We all know that in order to lose fat, you have to create a calorie deficit. However, when you slash your calorie intake below your resting metabolic rate, your body responds by slowing your metabolic rate down in order to preserve fat stores.

For example, a woman of normal weight and average muscle mass will have an approximate resting metabolic rate of 1400-1600 calories. This means that the body requires 1400-1600 calories per day just to perform its basic functions, such as breathing, circulation, and cell production. You shouldn't eat less calories than your resting metabolic rate. If you'd like to know how many calories you should be aiming for, I can organise to test your resting metabolic rate. 


I’ve mentioned above that to improve body composition, we need to develop the size of muscle cells. Proteins are the building blocks of muscle, so it makes sense that we need sufficient protein intake to increase muscle cell size.

Including protein in a meal helps manage your appetite by making you feel full after your meal. This in turn makes it easier to create a calorie deficit because you aren't left reaching for snacks to satisfy your hunger. It also reduces how much insulin is released in the process of breaking down your meal.

Protein doesn't have to be meat. There are lots of options of good quality plant or dairy based protein. Try tofu, quinoa, cottage cheese or ricotta.


We all know it’s important to reduce our intakes of refined carbs (including sugar) in favour of veggies, fruit and whole grains, but it’s also important to eat your carbs at appropriate times.

For example, eating your carbs post workout rather than at breakfast means they are more likely to be stored as fuel in the muscle tissue than as body fat.

Dinner is another key time for healthy carbs, as they will increase the release of calming neurotransmitters like serotonin, so you can unwind and get good quality sleep.

Lastly, there is evidence that improved results can be seen when eating more carbs on the days that you train and less on days that you don't. Just make sure you don't make carbs the largest part of the meal!


Low fat diets can cause a lot of trouble for women. Women use the cholesterol provided in fats to produce their required hormones, so avoiding dietary fat can lead to hormone imbalances.

Certain hormones are necessary for muscle recovery, and they also play a role in metabolic rate and fat burning. Ensuring your cortisol levels (another hormone) are at the appropriate level is key for stress management and fat reduction around the waistline.


Both lack of sleep and increased stress will increase cortisol levels, which leads to fat storage, muscle breakdown, and increased levels of hunger. For most people, it’s impossible to eliminate stress from our lives, but it is possible to find ways to manage it. Think about what things help you to relax, and make sure you schedule time for those things.

Make sleep a priority and aim for 7-8 hours of restful sleep. Insufficient sleep impacts your feelings of hunger and feeling full. Again, it all boils down to your hormones, in this case ghrelin and leptin. Ghrelin signals to your brain that it’s time to eat. When you’re sleep deprived, your body makes more ghrelin. Leptin on the other hand cues your brain to put the fork down. When you’re not getting enough sleep, leptin levels plummet, signalling your brain to eat more food. Put the two together and it’s no wonder sleep deprivation leads to overeating.

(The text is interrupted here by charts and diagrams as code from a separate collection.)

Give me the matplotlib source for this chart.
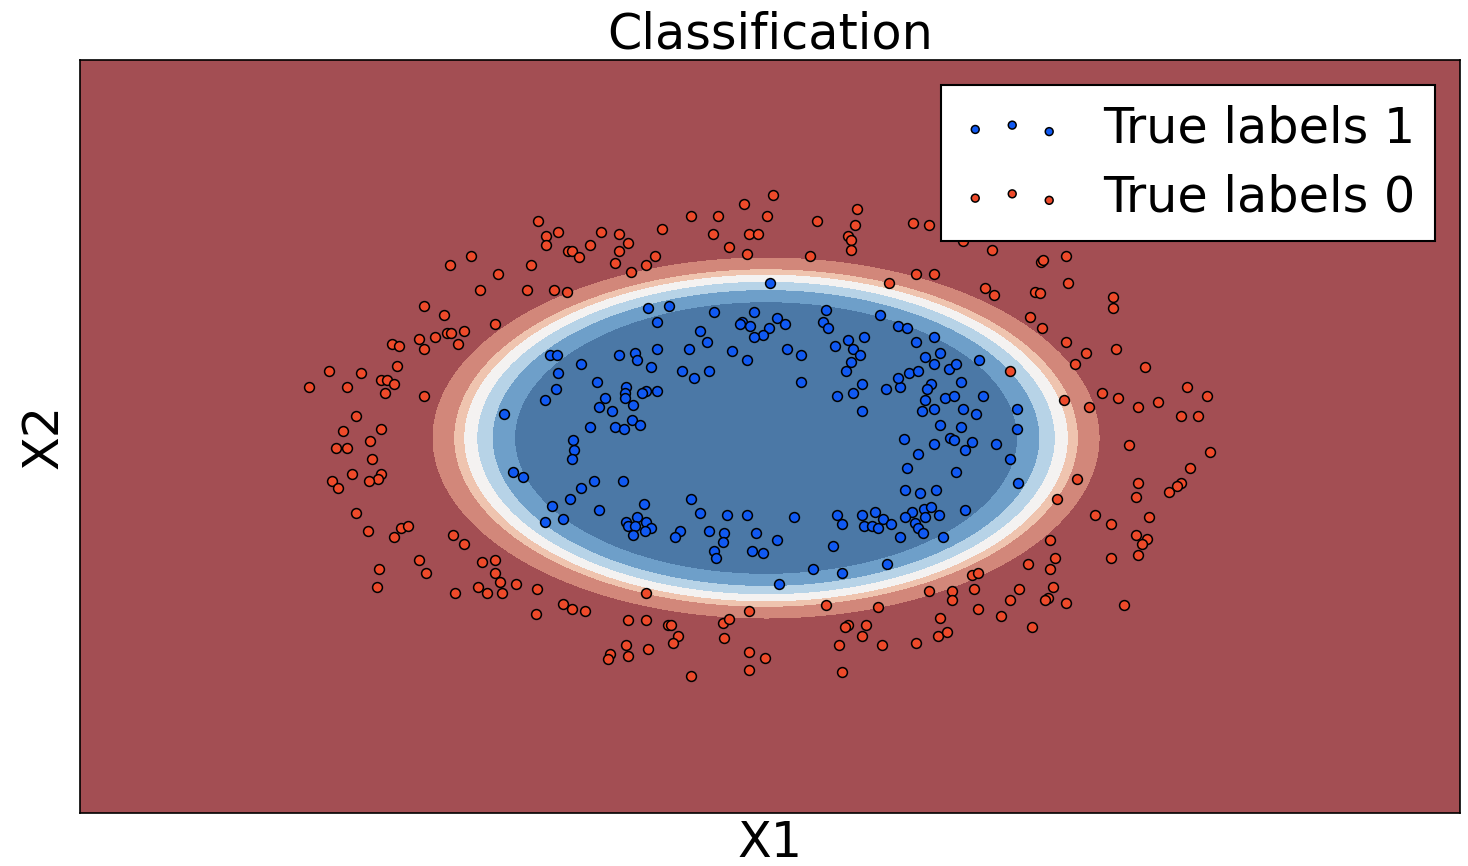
import numpy as np
import matplotlib
matplotlib.use("Agg")
import matplotlib.pyplot as plt
from matplotlib.colors import ListedColormap, BoundaryNorm

# outer ring samples (true label 0)
x0 = [-2.99, -3.20, -2.72, -2.39, -2.90, -2.43, -3.46, -3.26, -2.75, -3.06,
      -3.23, -3.19, -3.35, -3.51, -3.12, -3.78, -3.71, -3.46, -3.73, -4.41,
      -4.09, -3.89, -3.83, -3.76, -4.61, -4.23, -3.85, -3.46, -4.14, -4.27,
      -3.89, -4.00, -4.34, -4.23, -3.98, -4.18, -3.89, -3.92, -4.01, -4.38,
      -4.32, -4.14, -4.02, -3.69, -3.62, -3.76, -3.17, -3.06, -3.51, -3.44,
      -3.91, -3.93, -2.88, -2.75, -2.75, -2.70, -2.54, -2.92, -2.83, -2.68,
      -3.15, -2.32, -2.24, -2.12, -2.24, -2.02, -1.98, -1.91, -1.80, -1.69,
      -1.51, -1.42, -1.51, -1.55, -1.39, -1.24, -1.15, -1.08, -0.79, -0.52,
      -0.26, -0.03, 0.03, -0.57, -0.21, -0.12, -0.41, -0.23, -2.16, -2.03,
      -2.33, -2.34, -2.07, -1.98, -1.85, -1.24, -1.42, -1.24, -1.02, -0.99,
      -0.92, -0.97, -1.44, -1.60, -1.62, -1.42, -1.22, -0.47, -0.41, -0.46,
      -0.21, -0.21, -0.05, -0.21, -0.79, 0.87, 0.47, 0.85, 0.78, 0.81,
      0.81, 0.40, 1.43, 1.59, 1.93, 2.22, 1.46, 1.64, 1.19, 2.15,
      2.24, 2.40, 2.71, 2.73, 2.96, 2.65, 2.70, 2.98, 3.43, 3.43,
      2.60, 2.72, 2.96, 3.16, 3.05, 3.46, 3.75, 3.32, 3.48, 2.94,
      3.19, 3.68, 3.88, 4.17, 4.37, 4.11, 4.28, 0.56, 1.08, 0.78,
      0.75, 0.96, 0.92, 0.69, 1.12, 1.46, 1.68, 1.77, 1.70, 1.59,
      1.82, 1.82, 2.02, 2.08, 2.04, 2.08, 2.31, 2.40, 0.72, 3.59,
      4.40, 4.20, 4.11, 4.07, 3.99, 3.68, 3.66, 3.79, 3.07, 2.87,
      3.25, 3.41, 3.66, 3.77, 3.72, 3.68, 3.41, 2.80, 2.85, 2.58,
      2.80, 2.83, 2.49, 2.78, 2.75, 2.96, 3.54, 2.62]
y0 = [1.81, 1.72, 1.63, 1.72, 1.47, 1.47, 1.31, 1.22, 1.13, 1.06,
      1.04, 1.04, 1.00, 0.98, 0.93, 0.93, 0.91, 0.88, 0.71, 0.66,
      0.64, 0.57, 0.57, 0.53, 0.50, 0.50, 0.44, 0.41, 0.21, 0.06,
      0.08, -0.04, -0.11, -0.11, -0.22, -0.37, -0.37, -0.42, -0.44, -0.44,
      -0.51, -0.76, -0.94, -0.91, -0.89, -1.00, -0.98, -1.07, -1.23, -1.36,
      -1.32, -1.50, -1.25, -1.23, -1.36, -1.45, -1.47, -1.50, -1.56, -1.56,
      -1.56, 2.16, 2.01, 2.05, 1.92, 1.86, 1.86, 1.80, 1.92, 2.05,
      2.03, 1.94, 1.86, 1.74, 1.65, 1.72, 1.81, 2.08, 2.21, 2.21,
      2.33, 2.21, 2.42, 2.03, 2.03, 2.03, 1.90, 1.83, 1.47, 1.45,
      -1.52, -1.77, -1.67, -1.72, -1.74, -1.56, -1.83, -1.83, -1.88, -1.88,
      -1.99, -2.06, -2.08, -2.17, -2.22, -2.19, -2.12, -1.86, -1.82, -2.01,
      -1.74, -2.15, -2.21, -2.33, -2.39, 2.28, 2.16, 2.12, 2.01, 1.97,
      1.87, 1.81, 2.14, 2.12, 1.96, 1.87, 1.63, 1.63, 1.54, 1.49,
      1.42, 0.66, 1.75, 1.77, 1.81, 1.45, 1.44, 1.54, 1.40, 1.29,
      1.20, 1.09, 0.95, 0.84, 0.73, 0.88, 0.70, 0.44, 0.39, 0.37,
      0.30, 0.30, 0.35, 0.50, 0.41, 0.21, 0.21, -1.68, -1.70, -1.88,
      -1.90, -1.88, -1.99, -2.08, -2.08, -2.06, -1.99, -1.95, -1.81, -1.54,
      -1.54, -1.63, -1.38, -1.36, -1.52, -1.72, -1.79, -1.63, -2.35, -0.08,
      -0.15, -0.31, -0.46, -0.49, -0.55, -0.46, -0.60, -0.80, -0.42, -0.62,
      -0.78, -0.87, -0.98, -1.02, -1.07, -1.18, -1.21, -1.03, -1.21, -1.27,
      -1.32, -1.50, -1.52, -1.61, -1.63, -1.66, -1.68, -1.90]

# inner ring samples (true label 1)
x1 = [-2.66, -2.57, -2.47, 0.00, -1.22, -1.01, -1.13, -0.56, -0.16, -0.28,
      -0.30, -0.20, -0.01, -0.07, -0.16, -0.70, -0.63, -0.81, -0.38, -0.23,
      -2.20, -2.13, -1.89, -1.51, -1.35, -1.33, -1.13, -1.19, -0.88, -0.76,
      -0.61, -2.12, -1.73, -2.14, -2.25, -1.44, -1.45, -1.45, -1.37, -1.65,
      -1.71, -1.58, -1.24, -1.28, -1.13, -1.38, -1.30, -1.55, -1.46, -1.80,
      -1.97, -1.96, -1.98, -1.76, -1.47, -1.89, -2.00, -2.18, -2.25, -2.07,
      -1.71, -1.26, -1.44, -1.42, -1.33, -1.35, -1.24, -1.19, -1.25, -1.37,
      -0.90, -0.95, -0.79, -0.70, -0.43, -0.23, -0.61, -0.46, -0.47, -0.56,
      -0.54, -0.14, -0.18, -0.07, 0.07, 0.15, 0.56, 0.53, 0.58, 1.10,
      1.28, 1.37, 1.46, 1.64, 1.70, 1.55, 1.64, 1.79, 1.86, 2.09,
      0.17, 0.31, 0.65, 0.78, 0.94, 0.83, 0.90, 0.81, 0.76, 0.31,
      0.67, 0.83, 0.92, 0.92, 1.16, 1.30, 1.28, 1.39, 1.48, 1.61,
      1.57, 1.55, 1.75, 1.84, 1.91, 2.13, 1.64, 1.52, 1.93, 2.06,
      1.70, 1.91, 2.47, 2.47, 1.34, 1.64, 1.80, 1.84, 2.02, 1.95,
      2.26, 2.40, 1.48, 1.37, 1.86, 1.35, 1.50, 1.66, 1.95, 1.42,
      1.54, 1.61, 1.69, 1.55, 1.35, 1.45, 1.48, 1.53, 1.73, 1.30,
      0.24, 0.67, 0.72, 0.92, 1.05, 1.13, 1.21, 0.94, 1.02, 1.08,
      0.07, 0.63, 0.43, 0.72, 1.17, 0.09, 2.48]
y1 = [0.23, -0.35, -0.40, 1.54, 1.29, 1.31, 1.15, 1.25, 1.25, 1.15,
      1.13, 1.11, 1.09, 1.02, 1.00, 1.06, 0.95, 0.88, 0.86, 0.77,
      0.82, 0.82, 0.73, 0.82, 0.84, 0.77, 0.88, 0.70, 0.66, 0.59,
      0.66, 0.64, 0.55, 0.48, 0.37, 0.50, 0.44, 0.39, 0.32, 0.39,
      0.30, 0.26, 0.46, 0.44, 0.46, 0.17, 0.12, 0.10, 0.08, 0.10,
      -0.03, -0.13, -0.22, -0.44, -0.44, -0.51, -0.62, -0.69, -0.85, -0.82,
      -0.73, -0.67, -0.85, -0.89, -0.80, -0.89, -0.85, -0.91, -0.94, -0.98,
      -0.94, -1.00, -0.62, -0.76, -0.78, -0.78, -0.94, -0.96, -1.05, -1.14,
      -1.21, -0.96, -1.14, -1.16, 1.19, 1.13, 1.27, 1.15, 1.09, 1.22,
      1.11, 1.09, 0.95, 1.00, 0.84, 0.80, 0.73, 0.68, 0.73, 0.77,
      0.88, 0.82, 0.91, 0.97, 1.00, 0.88, 0.82, 0.75, 0.66, 0.55,
      0.41, 0.44, 0.53, 0.26, 0.48, 0.50, 0.59, 0.64, 0.66, 0.53,
      0.48, 0.37, 0.39, 0.41, 0.55, 0.41, 0.28, 0.26, 0.28, 0.23,
      0.12, 0.10, 0.28, 0.08, -0.02, -0.07, -0.01, -0.03, -0.05, -0.13,
      -0.07, -0.22, -0.17, -0.31, -0.35, -0.53, -0.56, -0.53, -0.73, -0.75,
      -0.72, -0.70, -0.78, -0.80, -0.80, -0.86, -0.91, -0.96, -1.00, -1.00,
      -0.80, -0.78, -0.87, -0.78, -0.75, -0.82, -0.87, -0.89, -0.89, -0.91,
      -1.03, -1.09, -1.32, -1.36, -1.27, -1.47, -0.46]

# fitted decision surface: elliptical score around the inner class
center = (-0.04, -0.01)
semi_axes = (3.34, 1.81)
levels = [0.0, 0.753, 0.82, 0.866, 0.905, 0.935, 1.0, 10.0]
band_colors = ["#4B78A6", "#6E9FC9", "#B7D3E7", "#F4F2F1",
               "#EFC4AF", "#D2877A", "#A34E53"]

xlim = (-6.9, 6.9)
ylim = (-3.76, 3.77)

fig = plt.figure(figsize=(14.68, 8.66), dpi=100)
ax = fig.add_axes([0.0545, 0.0612, 0.9401, 0.8695])

xx, yy = np.meshgrid(np.linspace(xlim[0], xlim[1], 700),
                     np.linspace(ylim[0], ylim[1], 400))
score = np.sqrt(((xx - center[0]) / semi_axes[0]) ** 2
                + ((yy - center[1]) / semi_axes[1]) ** 2)
cmap = ListedColormap(band_colors)
ax.contourf(xx, yy, score, levels=levels, cmap=cmap,
            norm=BoundaryNorm(levels, cmap.N))

ax.scatter(x1, y1, s=50, c="#1059F2", edgecolors="black", linewidths=1.1,
           label="True labels 1", zorder=3)
ax.scatter(x0, y0, s=50, c="#EE4A2A", edgecolors="black", linewidths=1.1,
           label="True labels 0", zorder=3)

ax.set_xlim(*xlim)
ax.set_ylim(*ylim)
ax.set_xticks([])
ax.set_yticks([])
for sp in ax.spines.values():
    sp.set_linewidth(1.2)

ax.set_title("Classification", fontsize=35.5, pad=8)
ax.set_xlabel("X1", fontsize=35.5, labelpad=4)
ax.set_ylabel("X2", fontsize=35.5, labelpad=9)

leg = ax.legend(loc="upper right", scatterpoints=3, markerscale=0.8,
                fontsize=35.5, fancybox=False, framealpha=1.0,
                edgecolor="black", borderaxespad=0.5, borderpad=0.4,
                handlelength=2.1, handletextpad=0.8, labelspacing=0.42)
leg.get_frame().set_linewidth(1.5)
leg.set_zorder(5)

fig.savefig("out.png", dpi=100)
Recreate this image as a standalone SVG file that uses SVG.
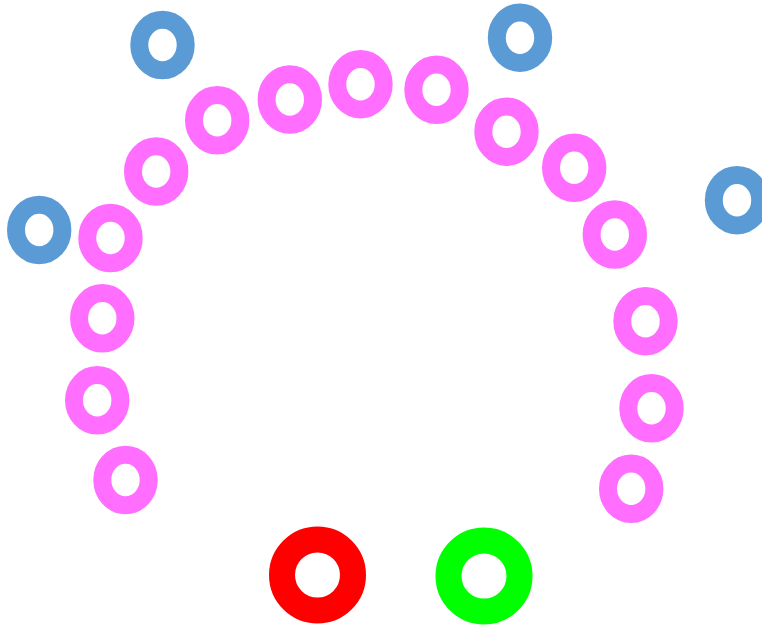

Managing your stress will pay off by improving the amount of quality sleep you get. If you would like more tips on how to manage stress and get good quality sleep, ask me to send you my Top 5 Fat Loss Tips To Live By handout.


Epel, J., et al. Stress and Body Shape: Stress-Induced Cortisol Secretion Is Consistently Greater Among Women With Central Fat. Psychosomatic Medicine. 2000. 62, 623-632.

Hazell, T. et al. Running sprint interval training induces fat loss in women. Applied Physiology, Nutrition, and Metabolism. 2014. 39: 1-7.

Tanopolsky, M., Saris, W. Evaluation of Gender Differences in Physiology. Current Opinion in Clinical Nutrition and Metabolic Care. 2001. 4, 489-495.

Trapp, E., Chisholm, D., et al. The Effects of High-Intensity Intermittent Exercise Training on Fat Loss and Fasting Insulin Levels of Young Women. International Journal of Obesity. 2008. 32(4), 684-691.